At the cutting edge of this agenda is UK Defence Innovation (UKDI), a body tasked with identifying and championing technological excellence in areas the MoD deems strategically critical. The body’s remit includes themes such as AI, robotics, autonomy and enhanced precision weapons — sectors where disruptive capability can rapidly alter the battlefield balance.

The timing of the fund’s launch also dovetails with the MoD’s newly introduced “Lite” Enterprise Agreements — simplified commercial frameworks intended to reduce friction for software and AI companies. Early participants in these frameworks include names such as Adarga, Hadean and Oxford Dynamics, which signal the government’s interest in engaging with cutting-edge tech firms rather than traditional hardware suppliers.

This policy direction has its critics. Some industry watchers warn that modest seed funds risk being swallowed by established defence primes or drowned out by larger tech ecosystems such as the United States, where defence tech unicorns have thrived on a far larger scale. Indeed, British tech success stories — particularly those that ultimately list abroad — underscore the challenges of scaling deep technology firms domestically. But supporters argue that this programme directly confronts structural barriers by making early contracting more accessible.

Beyond national pride and economic growth, securing sovereign capability has penetrated the corridors of power with renewed urgency. Russia’s war on Ukraine and accelerating technological competition have underscored the strategic imperative of rapid innovation. Indeed, defence innovation initiatives across the West increasingly prioritise agile, start-up-centric models over legacy procurement systems.

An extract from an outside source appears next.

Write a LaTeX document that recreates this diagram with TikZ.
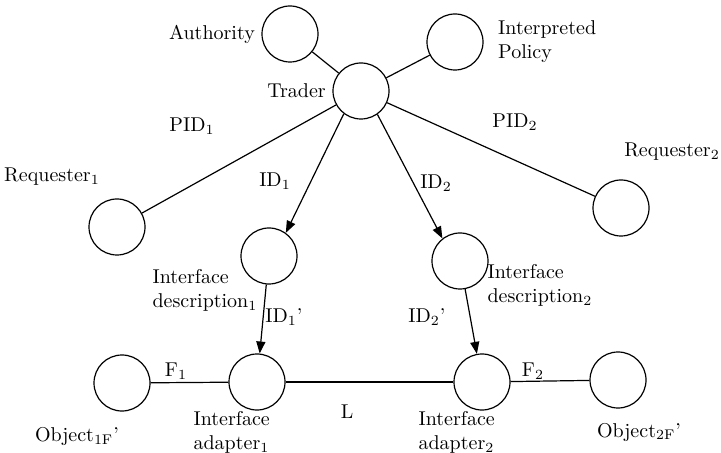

For British entrepreneurs, the £20 million fund represents more than just an early revenue stream; it is a signal that government is prepared to share risk and lend credibility. As Mr Healey put it, the programme rewards “risk-takers and innovators” and gives them the belief that they will be backed in their ambitions.

Whether the fund will indeed produce Britain’s next defence unicorn remains to be seen. But it already reflects a more strategic recognition: that in an era of unprecedented geopolitical uncertainty, the fusion of commercial innovation with defence capability must go hand in hand. By lowering barriers and lighting a clearer path from prototype to procurement, the UK hopes not just to build cutting-edge tools for its Armed Forces, but to foster a new generation of world-leading defence enterprises rooted in British ingenuity.